All terms
Infrastructure

Nord Pool

Nord Pool is the Nordic and Baltic electricity exchange operator and Estonia's designated Nominated Electricity Market Operator (NEMO) under CACM Regulation (EU) 2015/1222. It runs the EE bidding-zone day-ahead and intraday auctions and publishes the hourly clearing prices that anchor most Estonian retail tariffs and PPAs.
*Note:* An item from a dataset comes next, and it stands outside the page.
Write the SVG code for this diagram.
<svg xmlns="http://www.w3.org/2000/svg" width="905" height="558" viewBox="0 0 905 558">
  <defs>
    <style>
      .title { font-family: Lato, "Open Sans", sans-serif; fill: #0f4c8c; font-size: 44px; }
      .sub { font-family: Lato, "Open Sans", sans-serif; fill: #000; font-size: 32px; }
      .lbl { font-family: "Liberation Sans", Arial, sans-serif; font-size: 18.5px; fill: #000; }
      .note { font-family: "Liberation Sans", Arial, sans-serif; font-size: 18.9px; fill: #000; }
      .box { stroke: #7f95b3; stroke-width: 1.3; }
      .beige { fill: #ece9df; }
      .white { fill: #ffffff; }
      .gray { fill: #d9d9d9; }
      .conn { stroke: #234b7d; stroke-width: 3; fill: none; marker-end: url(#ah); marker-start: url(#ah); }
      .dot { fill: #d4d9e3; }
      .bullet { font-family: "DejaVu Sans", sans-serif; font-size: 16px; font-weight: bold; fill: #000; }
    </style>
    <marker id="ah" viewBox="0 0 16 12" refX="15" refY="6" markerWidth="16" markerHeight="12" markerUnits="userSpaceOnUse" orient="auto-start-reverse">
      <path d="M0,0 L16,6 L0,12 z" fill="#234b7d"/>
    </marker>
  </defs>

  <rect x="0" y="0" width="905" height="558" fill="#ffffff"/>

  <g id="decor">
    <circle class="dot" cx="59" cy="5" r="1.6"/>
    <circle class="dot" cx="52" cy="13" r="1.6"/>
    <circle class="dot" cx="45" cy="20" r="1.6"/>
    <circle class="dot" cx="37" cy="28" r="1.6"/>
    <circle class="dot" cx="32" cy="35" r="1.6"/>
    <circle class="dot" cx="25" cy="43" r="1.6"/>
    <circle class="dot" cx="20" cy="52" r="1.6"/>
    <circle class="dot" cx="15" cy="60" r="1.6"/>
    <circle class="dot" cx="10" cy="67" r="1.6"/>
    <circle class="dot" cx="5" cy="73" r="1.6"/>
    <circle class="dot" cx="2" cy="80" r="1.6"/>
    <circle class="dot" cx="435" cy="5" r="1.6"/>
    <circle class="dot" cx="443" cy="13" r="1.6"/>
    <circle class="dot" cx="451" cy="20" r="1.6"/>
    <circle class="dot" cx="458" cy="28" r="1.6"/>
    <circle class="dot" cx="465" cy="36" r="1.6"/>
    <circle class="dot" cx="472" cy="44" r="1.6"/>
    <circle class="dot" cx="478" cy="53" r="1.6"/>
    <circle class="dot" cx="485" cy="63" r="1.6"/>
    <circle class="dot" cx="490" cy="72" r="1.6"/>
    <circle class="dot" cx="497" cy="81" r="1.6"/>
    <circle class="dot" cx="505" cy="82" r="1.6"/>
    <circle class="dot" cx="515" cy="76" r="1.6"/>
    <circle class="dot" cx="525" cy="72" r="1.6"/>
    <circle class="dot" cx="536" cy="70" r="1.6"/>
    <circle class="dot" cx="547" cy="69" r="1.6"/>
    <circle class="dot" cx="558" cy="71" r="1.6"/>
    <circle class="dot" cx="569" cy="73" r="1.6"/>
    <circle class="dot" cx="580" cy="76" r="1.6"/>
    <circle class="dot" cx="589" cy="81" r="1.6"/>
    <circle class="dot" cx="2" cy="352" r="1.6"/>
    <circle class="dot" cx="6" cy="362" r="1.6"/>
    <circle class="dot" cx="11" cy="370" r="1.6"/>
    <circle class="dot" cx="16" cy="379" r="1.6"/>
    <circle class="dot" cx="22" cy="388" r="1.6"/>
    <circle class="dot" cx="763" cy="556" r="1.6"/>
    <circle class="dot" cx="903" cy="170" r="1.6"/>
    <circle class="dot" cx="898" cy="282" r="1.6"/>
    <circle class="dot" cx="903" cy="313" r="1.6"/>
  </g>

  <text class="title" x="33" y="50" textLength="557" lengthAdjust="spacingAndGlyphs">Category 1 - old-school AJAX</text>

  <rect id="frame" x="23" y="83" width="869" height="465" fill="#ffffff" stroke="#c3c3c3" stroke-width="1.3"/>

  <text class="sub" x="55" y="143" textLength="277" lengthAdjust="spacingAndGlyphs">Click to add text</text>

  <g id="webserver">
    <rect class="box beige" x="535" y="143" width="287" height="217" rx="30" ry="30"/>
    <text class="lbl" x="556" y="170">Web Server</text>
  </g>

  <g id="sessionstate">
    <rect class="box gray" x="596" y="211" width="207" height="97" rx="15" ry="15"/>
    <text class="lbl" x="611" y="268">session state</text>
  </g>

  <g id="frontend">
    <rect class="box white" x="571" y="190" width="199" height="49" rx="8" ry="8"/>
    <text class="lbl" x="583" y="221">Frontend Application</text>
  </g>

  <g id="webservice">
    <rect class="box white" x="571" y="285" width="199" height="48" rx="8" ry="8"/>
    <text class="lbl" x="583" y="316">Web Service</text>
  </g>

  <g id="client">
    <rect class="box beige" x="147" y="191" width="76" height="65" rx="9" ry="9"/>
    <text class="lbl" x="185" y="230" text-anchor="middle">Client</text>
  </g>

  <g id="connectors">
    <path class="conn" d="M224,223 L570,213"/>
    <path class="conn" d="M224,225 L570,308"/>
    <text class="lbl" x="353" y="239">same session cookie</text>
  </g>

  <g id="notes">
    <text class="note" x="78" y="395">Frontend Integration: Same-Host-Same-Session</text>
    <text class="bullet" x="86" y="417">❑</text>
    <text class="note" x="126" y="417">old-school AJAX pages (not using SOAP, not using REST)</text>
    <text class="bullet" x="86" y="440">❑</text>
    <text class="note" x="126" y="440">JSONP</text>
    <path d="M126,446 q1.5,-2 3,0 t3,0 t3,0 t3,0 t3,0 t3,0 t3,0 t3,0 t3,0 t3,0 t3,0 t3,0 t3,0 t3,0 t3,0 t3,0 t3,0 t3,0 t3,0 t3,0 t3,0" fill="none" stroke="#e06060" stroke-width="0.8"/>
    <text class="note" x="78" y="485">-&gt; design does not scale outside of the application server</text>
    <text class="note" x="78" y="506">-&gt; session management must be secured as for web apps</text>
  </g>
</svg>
Nord Pool is the Nordic and Baltic electricity exchange and Estonia's designated Nominated Electricity Market Operator (NEMO) under CACM Regulation (EU) 2015/1222. It runs the EE bidding-zone day-ahead and intraday auctions and publishes the hourly clearing prices that anchor most Estonian retail tariffs and PPAs.

History and ownership

Nord Pool started in 1993 as Statnett Marked AS (Norway only) and became Nord Pool ASA in 1996 when Sweden joined — the first multinational electricity exchange in the world. Estonia joined as a bidding zone in 2010, Lithuania in 2012, Latvia in 2013. Today Nord Pool AS is owned by Euronext (66%) and TSO Holding (34%); TSO Holding represents the Nordic and Baltic TSOs. EPEX SPOT is also a designated NEMO for Estonia but Nord Pool remains the operational day-ahead and intraday exchange in practice.

Products

Three core products: day-ahead (Elspot — hourly auction closing at 12:00 CET), intraday (Elbas / SIDC — continuous trading until close to delivery), and various financial forwards (EPAD bidding-zone differentials, system reference contracts). The Estonian retail spot tariff is computed directly from Nord Pool day-ahead clearing prices.
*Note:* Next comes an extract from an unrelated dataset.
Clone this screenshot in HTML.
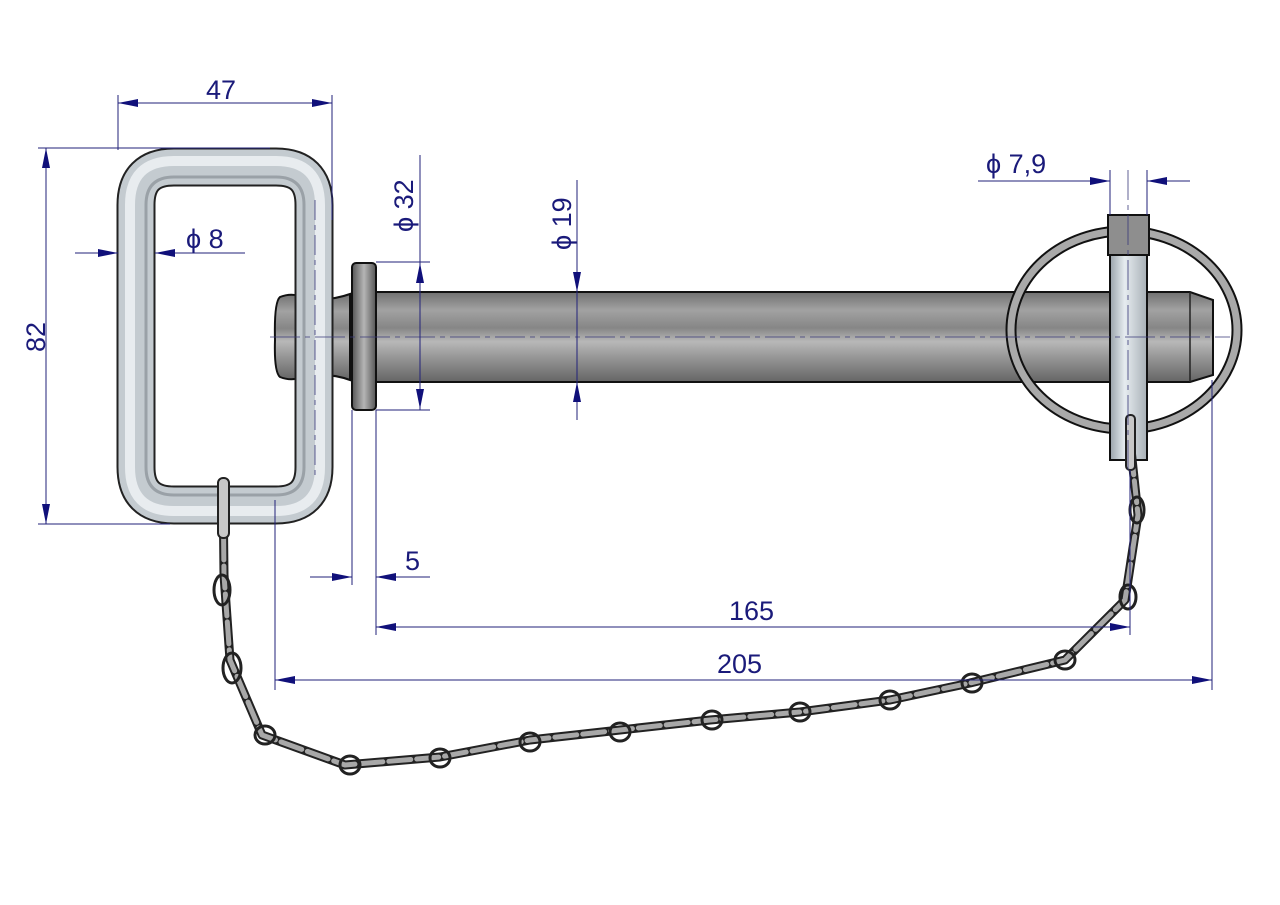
<!DOCTYPE html>
<html><head><meta charset="utf-8"><style>
html,body{margin:0;padding:0;background:#fff}
svg{display:block}
text{font-family:"Liberation Sans",sans-serif;fill:#1a1a7a;font-size:27px}
</style></head><body>
<svg width="1280" height="905" viewBox="0 0 1280 905" xmlns="http://www.w3.org/2000/svg">
<defs>
<linearGradient id="sh" x1="0" y1="0" x2="0" y2="1">
<stop offset="0" stop-color="#707070"/><stop offset="0.2" stop-color="#a2a2a2"/><stop offset="0.4" stop-color="#868686"/><stop offset="0.55" stop-color="#b8b8b8"/><stop offset="0.75" stop-color="#929292"/><stop offset="1" stop-color="#656565"/>
</linearGradient>
<linearGradient id="cp" x1="0" y1="0" x2="1" y2="0">
<stop offset="0" stop-color="#9aa3aa"/><stop offset="0.4" stop-color="#e6ecf0"/><stop offset="1" stop-color="#a8b0b6"/>
</linearGradient>
<linearGradient id="col" x1="0" y1="0" x2="1" y2="0">
<stop offset="0" stop-color="#555"/><stop offset="0.5" stop-color="#b5b5b5"/><stop offset="1" stop-color="#555"/>
</linearGradient>
<marker id="a" viewBox="0 0 20 8" refX="20" refY="4" markerWidth="20" markerHeight="8" orient="auto-start-reverse" markerUnits="userSpaceOnUse"><path d="M0,0L20,4L0,8z" fill="#10107a"/></marker>
</defs>

<path d="M376,292 H1190 L1213,300 V375 L1190,382 H376 Z" fill="url(#sh)" stroke="#111" stroke-width="2"/>
<line x1="1190" y1="292" x2="1190" y2="382" stroke="#222" stroke-width="1.5"/>
<path d="M280,297 Q290,293 300,296 Q325,303 350,294 V380 Q325,371 300,378 Q290,381 280,377 Q274,372 275,340 Q274,302 280,297Z" fill="url(#sh)" stroke="#111" stroke-width="2"/>
<rect x="352" y="263" width="24" height="147" rx="4" fill="url(#col)" stroke="#111" stroke-width="2"/>

<path d="M136,205 Q136,167 174,167 H276 Q314,167 314,205 V467 Q314,505 276,505 H174 Q136,505 136,467 Z" fill="none" stroke="#222" stroke-width="39"/>
<path d="M136,205 Q136,167 174,167 H276 Q314,167 314,205 V467 Q314,505 276,505 H174 Q136,505 136,467 Z" fill="none" stroke="#c4cbd0" stroke-width="35"/>
<path d="M130,205 Q130,161 174,161 H276 Q320,161 320,205 V467 Q320,511 276,511 H174 Q130,511 130,467 Z" fill="none" stroke="#e8ecef" stroke-width="10"/>
<path d="M146,205 Q146,177 174,177 H276 Q304,177 304,205 V467 Q304,495 276,495 H174 Q146,495 146,467 Z" fill="none" stroke="#9aa1a7" stroke-width="3"/>

<ellipse cx="1124" cy="330" rx="113" ry="99" fill="none" stroke="#111" stroke-width="11"/>
<ellipse cx="1124" cy="330" rx="113" ry="99" fill="none" stroke="#a9a9a9" stroke-width="7"/>
<rect x="1110" y="250" width="37" height="210" fill="url(#cp)" stroke="#111" stroke-width="2"/>
<rect x="1108" y="215" width="41" height="40" fill="#8e8e8e" stroke="#111" stroke-width="2"/>

<g fill="none" stroke-linecap="round" stroke-linejoin="round">
<path d="M223,482 L224,575 L230,660 L262,735 L345,765 L440,757 L530,740 L620,730 L710,720 L800,712 L890,700 L970,683 L1065,660 L1125,600 L1138,515 L1130,440" stroke="#222" stroke-width="9"/>
<path d="M223,482 L224,575 L230,660 L262,735 L345,765 L440,757 L530,740 L620,730 L710,720 L800,712 L890,700 L970,683 L1065,660 L1125,600 L1138,515 L1130,440" stroke="#a8a8a8" stroke-width="5" stroke-dasharray="22 6"/>
<g stroke="#222" stroke-width="3">
<ellipse cx="222" cy="590" rx="8" ry="15"/><ellipse cx="232" cy="668" rx="9" ry="15"/><ellipse cx="265" cy="735" rx="10" ry="9"/><ellipse cx="350" cy="765" rx="10" ry="9"/><ellipse cx="440" cy="758" rx="10" ry="9"/><ellipse cx="530" cy="742" rx="10" ry="9"/><ellipse cx="620" cy="732" rx="10" ry="9"/><ellipse cx="712" cy="720" rx="10" ry="9"/><ellipse cx="800" cy="712" rx="10" ry="9"/><ellipse cx="890" cy="700" rx="10" ry="9"/><ellipse cx="972" cy="683" rx="10" ry="9"/><ellipse cx="1065" cy="660" rx="10" ry="9"/><ellipse cx="1128" cy="597" rx="8" ry="12"/><ellipse cx="1137" cy="510" rx="7" ry="13"/>
</g>
<rect x="218" y="478" width="11" height="60" rx="5" fill="#c8c8c8" stroke="#222" stroke-width="2"/>
<rect x="1126" y="415" width="9" height="55" rx="4" fill="#c8c8c8" stroke="#222" stroke-width="2"/>
</g>

<g stroke="#3a3a7a" stroke-width="0.8" fill="none">
<line x1="270" y1="337" x2="1230" y2="337" stroke-dasharray="30 5 5 5"/>
<line x1="1128" y1="170" x2="1128" y2="470" stroke-dasharray="30 5 5 5"/>
<line x1="315" y1="200" x2="315" y2="480" stroke-dasharray="20 5 5 5"/>
</g>

<g stroke="#22227a" stroke-width="1" fill="none">
<line x1="118" y1="95" x2="118" y2="150"/><line x1="332" y1="95" x2="332" y2="220"/>
<line x1="118" y1="103" x2="332" y2="103" marker-start="url(#a)" marker-end="url(#a)"/>
<line x1="38" y1="148" x2="270" y2="148"/><line x1="38" y1="524" x2="170" y2="524"/>
<line x1="46" y1="148" x2="46" y2="524" marker-start="url(#a)" marker-end="url(#a)"/>
<line x1="75" y1="253" x2="118" y2="253" marker-end="url(#a)"/>
<line x1="245" y1="253" x2="155" y2="253" marker-end="url(#a)"/>
<line x1="376" y1="262" x2="430" y2="262"/><line x1="376" y1="410" x2="430" y2="410"/>
<line x1="420" y1="155" x2="420" y2="410"/>
<line x1="420" y1="290" x2="420" y2="263" marker-end="url(#a)"/>
<line x1="420" y1="382" x2="420" y2="409" marker-end="url(#a)"/>
<line x1="577" y1="180" x2="577" y2="420"/>
<line x1="577" y1="250" x2="577" y2="292" marker-end="url(#a)"/>
<line x1="577" y1="420" x2="577" y2="382" marker-end="url(#a)"/>
<line x1="1110" y1="170" x2="1110" y2="215"/><line x1="1147" y1="170" x2="1147" y2="215"/>
<line x1="978" y1="181" x2="1110" y2="181" marker-end="url(#a)"/>
<line x1="1190" y1="181" x2="1147" y2="181" marker-end="url(#a)"/>
<line x1="352" y1="410" x2="352" y2="585"/><line x1="376" y1="410" x2="376" y2="635"/>
<line x1="275" y1="500" x2="275" y2="690"/><line x1="1212" y1="380" x2="1212" y2="690"/>
<line x1="1130" y1="470" x2="1130" y2="635"/>
<line x1="310" y1="577" x2="352" y2="577" marker-end="url(#a)"/>
<line x1="430" y1="577" x2="376" y2="577" marker-end="url(#a)"/>
<line x1="376" y1="627" x2="1130" y2="627" marker-start="url(#a)" marker-end="url(#a)"/>
<line x1="275" y1="680" x2="1212" y2="680" marker-start="url(#a)" marker-end="url(#a)"/>
</g>

<text x="206" y="99">47</text>
<text transform="translate(45,352) rotate(-90)">82</text>
<text x="186" y="248">ϕ 8</text>
<text transform="translate(413,232) rotate(-90)">ϕ 32</text>
<text transform="translate(571,250) rotate(-90)">ϕ 19</text>
<text x="986" y="173">ϕ 7,9</text>
<text x="405" y="570">5</text>
<text x="729" y="620">165</text>
<text x="717" y="673">205</text>
</svg>
</body></html>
Bidding zones and price spread

Estonia is a single bidding zone (EE). Cross-border capacity to FI, LV and SE4 is allocated through implicit auction in the day-ahead clearing. When constraints bind, EE prices diverge from neighbours — sometimes by hundreds of euros per MWh in extreme hours. This spread is what makes BESS arbitrage profitable and is a core driver of Estonian retail price volatility.